> **Problem description**
The listing below holds a line with "Output the component" and a later line with "XAxis, YAxis, ReferenceLine". Write out those two lines and every line between them, exactly, and nothing else.

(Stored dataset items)
^^^^^^^^^^^^^^^^
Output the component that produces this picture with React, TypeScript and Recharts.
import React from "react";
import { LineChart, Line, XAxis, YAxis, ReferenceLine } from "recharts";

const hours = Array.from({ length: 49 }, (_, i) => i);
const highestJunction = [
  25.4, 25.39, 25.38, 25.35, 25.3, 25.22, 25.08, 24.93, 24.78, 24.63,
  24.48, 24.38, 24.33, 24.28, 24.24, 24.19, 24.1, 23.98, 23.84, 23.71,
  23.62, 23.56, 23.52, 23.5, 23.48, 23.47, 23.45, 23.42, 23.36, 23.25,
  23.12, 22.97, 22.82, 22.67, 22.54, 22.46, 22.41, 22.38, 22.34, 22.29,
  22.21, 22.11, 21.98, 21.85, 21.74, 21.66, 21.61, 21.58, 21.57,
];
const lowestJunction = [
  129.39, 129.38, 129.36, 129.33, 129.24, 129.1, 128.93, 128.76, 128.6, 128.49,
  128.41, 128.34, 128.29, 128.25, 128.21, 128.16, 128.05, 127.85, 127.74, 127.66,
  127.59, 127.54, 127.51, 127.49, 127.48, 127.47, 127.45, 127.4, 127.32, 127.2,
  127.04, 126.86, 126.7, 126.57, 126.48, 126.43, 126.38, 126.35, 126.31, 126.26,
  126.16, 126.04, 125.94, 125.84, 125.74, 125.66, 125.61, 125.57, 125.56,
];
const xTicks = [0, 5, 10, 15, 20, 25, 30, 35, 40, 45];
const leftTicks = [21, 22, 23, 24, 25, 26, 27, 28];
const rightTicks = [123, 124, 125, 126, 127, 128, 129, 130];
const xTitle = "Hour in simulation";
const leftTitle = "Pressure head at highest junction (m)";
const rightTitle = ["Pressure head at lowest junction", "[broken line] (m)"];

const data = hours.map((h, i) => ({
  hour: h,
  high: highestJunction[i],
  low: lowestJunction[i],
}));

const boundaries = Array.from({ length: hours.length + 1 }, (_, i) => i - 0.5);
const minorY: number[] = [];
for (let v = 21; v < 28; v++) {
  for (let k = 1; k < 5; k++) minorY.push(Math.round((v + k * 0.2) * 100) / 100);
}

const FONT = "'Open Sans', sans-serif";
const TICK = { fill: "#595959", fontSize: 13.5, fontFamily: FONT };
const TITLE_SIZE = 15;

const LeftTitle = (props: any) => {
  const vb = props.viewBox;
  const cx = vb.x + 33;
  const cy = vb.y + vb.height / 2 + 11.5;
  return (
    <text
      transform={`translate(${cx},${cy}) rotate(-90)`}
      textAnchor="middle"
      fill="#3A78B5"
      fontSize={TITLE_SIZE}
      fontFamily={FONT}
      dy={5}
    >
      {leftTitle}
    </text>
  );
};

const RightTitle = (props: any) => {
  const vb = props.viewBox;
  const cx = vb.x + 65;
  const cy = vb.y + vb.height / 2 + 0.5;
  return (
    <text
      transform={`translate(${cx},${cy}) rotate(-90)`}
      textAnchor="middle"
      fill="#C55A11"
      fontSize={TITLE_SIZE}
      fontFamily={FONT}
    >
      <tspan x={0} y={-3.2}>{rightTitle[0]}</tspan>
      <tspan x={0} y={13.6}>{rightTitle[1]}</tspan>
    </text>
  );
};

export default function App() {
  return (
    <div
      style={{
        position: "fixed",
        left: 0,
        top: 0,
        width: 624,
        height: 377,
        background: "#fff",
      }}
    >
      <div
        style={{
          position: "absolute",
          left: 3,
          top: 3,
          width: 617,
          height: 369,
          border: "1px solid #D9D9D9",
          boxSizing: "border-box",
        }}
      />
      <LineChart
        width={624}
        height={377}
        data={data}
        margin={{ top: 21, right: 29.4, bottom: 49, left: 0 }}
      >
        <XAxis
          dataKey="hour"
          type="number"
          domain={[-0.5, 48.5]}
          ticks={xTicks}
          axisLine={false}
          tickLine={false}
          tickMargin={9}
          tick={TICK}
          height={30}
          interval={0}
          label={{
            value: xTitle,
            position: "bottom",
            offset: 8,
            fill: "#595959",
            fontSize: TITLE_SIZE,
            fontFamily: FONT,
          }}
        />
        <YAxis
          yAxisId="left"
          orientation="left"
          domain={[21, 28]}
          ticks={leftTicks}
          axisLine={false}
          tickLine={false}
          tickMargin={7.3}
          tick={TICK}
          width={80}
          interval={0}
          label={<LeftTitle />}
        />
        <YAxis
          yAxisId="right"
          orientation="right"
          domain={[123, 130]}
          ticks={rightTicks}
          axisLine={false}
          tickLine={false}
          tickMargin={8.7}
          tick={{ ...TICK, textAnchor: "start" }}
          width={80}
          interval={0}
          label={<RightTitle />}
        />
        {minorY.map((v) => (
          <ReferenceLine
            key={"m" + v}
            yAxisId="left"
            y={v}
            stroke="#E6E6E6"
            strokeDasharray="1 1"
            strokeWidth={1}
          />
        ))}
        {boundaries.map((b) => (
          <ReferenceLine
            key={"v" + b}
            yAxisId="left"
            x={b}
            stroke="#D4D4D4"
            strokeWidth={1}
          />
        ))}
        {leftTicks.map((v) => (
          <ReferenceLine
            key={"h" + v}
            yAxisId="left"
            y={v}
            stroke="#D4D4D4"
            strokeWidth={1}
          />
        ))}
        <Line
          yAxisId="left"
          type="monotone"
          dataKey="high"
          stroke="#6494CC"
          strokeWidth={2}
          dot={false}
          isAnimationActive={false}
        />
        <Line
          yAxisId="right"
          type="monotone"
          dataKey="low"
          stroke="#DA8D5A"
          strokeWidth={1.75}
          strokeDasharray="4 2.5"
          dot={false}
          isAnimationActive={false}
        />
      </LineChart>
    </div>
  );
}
^^^^^^^^^^^^^^^^
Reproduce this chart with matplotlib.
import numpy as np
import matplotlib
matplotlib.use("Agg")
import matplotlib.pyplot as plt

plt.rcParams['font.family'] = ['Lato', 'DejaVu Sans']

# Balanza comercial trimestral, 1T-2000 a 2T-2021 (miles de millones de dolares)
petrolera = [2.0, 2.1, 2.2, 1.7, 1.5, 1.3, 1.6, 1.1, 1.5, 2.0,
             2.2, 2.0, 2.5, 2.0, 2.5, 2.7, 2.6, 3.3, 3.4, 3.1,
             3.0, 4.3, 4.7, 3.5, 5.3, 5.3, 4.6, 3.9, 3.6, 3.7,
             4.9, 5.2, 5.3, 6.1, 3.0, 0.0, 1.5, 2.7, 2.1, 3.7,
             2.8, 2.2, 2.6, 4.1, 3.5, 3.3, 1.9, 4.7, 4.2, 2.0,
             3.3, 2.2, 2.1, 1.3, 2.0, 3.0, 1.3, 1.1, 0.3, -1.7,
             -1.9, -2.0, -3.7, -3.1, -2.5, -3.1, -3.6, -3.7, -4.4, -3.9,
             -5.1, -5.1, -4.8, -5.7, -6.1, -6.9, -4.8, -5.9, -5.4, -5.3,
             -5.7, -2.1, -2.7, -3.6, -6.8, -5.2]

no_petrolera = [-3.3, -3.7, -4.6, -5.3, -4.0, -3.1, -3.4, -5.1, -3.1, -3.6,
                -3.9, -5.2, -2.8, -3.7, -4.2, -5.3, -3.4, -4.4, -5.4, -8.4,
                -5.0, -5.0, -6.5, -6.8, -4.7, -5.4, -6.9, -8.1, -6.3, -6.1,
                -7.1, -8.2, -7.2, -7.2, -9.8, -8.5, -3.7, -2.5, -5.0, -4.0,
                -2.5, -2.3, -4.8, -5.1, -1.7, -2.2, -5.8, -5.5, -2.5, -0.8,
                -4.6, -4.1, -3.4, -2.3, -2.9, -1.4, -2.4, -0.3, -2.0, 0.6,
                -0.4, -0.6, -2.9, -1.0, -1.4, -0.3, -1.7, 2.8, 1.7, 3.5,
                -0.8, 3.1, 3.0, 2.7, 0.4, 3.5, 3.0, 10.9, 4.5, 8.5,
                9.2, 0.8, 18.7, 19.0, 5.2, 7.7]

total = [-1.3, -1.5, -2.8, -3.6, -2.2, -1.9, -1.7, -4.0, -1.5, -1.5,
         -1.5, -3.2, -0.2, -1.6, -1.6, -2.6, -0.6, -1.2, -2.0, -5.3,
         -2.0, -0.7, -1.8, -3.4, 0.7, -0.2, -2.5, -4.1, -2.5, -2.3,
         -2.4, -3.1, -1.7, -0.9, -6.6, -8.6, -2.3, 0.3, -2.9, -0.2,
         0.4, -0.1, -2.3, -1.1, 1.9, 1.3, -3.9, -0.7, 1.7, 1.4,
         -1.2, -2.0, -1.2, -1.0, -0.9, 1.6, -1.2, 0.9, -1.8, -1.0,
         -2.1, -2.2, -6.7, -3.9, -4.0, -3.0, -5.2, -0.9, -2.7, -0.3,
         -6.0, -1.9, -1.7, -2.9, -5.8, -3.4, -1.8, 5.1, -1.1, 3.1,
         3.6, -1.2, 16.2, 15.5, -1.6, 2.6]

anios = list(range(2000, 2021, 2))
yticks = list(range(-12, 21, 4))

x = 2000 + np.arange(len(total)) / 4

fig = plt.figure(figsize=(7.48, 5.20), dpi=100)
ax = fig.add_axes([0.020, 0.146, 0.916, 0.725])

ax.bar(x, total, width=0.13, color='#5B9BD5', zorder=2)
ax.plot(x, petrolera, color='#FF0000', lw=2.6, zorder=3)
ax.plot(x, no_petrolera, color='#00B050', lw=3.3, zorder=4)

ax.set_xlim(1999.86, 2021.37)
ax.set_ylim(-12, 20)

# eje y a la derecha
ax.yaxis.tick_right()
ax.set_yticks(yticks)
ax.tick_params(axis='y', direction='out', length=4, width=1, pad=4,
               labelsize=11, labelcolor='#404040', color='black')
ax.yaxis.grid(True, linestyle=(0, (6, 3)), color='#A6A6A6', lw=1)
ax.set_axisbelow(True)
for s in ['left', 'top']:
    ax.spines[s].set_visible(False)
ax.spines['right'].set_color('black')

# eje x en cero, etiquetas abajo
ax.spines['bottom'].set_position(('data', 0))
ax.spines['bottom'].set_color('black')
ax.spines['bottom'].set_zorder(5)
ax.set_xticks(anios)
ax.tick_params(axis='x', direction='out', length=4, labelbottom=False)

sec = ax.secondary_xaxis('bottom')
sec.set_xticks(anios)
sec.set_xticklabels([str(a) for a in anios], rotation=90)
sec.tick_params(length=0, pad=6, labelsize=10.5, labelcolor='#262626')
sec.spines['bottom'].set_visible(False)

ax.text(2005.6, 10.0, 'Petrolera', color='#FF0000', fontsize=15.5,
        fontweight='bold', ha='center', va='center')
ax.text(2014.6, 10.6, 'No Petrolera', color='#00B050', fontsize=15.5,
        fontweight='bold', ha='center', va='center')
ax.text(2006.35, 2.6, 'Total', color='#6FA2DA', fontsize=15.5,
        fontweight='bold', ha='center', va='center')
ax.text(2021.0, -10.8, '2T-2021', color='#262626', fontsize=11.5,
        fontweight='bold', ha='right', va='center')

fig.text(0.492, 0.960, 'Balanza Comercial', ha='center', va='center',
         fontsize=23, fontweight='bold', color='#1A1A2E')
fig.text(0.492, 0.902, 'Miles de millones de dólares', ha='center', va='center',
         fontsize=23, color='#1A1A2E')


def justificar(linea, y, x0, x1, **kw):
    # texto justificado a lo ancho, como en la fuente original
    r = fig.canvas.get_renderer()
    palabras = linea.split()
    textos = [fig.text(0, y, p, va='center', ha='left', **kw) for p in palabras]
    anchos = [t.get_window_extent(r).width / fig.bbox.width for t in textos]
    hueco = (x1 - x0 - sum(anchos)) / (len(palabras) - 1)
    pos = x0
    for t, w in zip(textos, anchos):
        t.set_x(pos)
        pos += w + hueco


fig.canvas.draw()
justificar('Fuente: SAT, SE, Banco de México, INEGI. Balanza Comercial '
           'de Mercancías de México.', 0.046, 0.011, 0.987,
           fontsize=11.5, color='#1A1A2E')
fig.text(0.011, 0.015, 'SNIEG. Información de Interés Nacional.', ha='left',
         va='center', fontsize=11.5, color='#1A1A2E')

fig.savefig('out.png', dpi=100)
^^^^^^^^^^^^^^^^
> **Finished exercise**
Output the component that produces this picture with React, TypeScript and Recharts.
import React from "react";
import { LineChart, Line, XAxis, YAxis, ReferenceLine } from "recharts";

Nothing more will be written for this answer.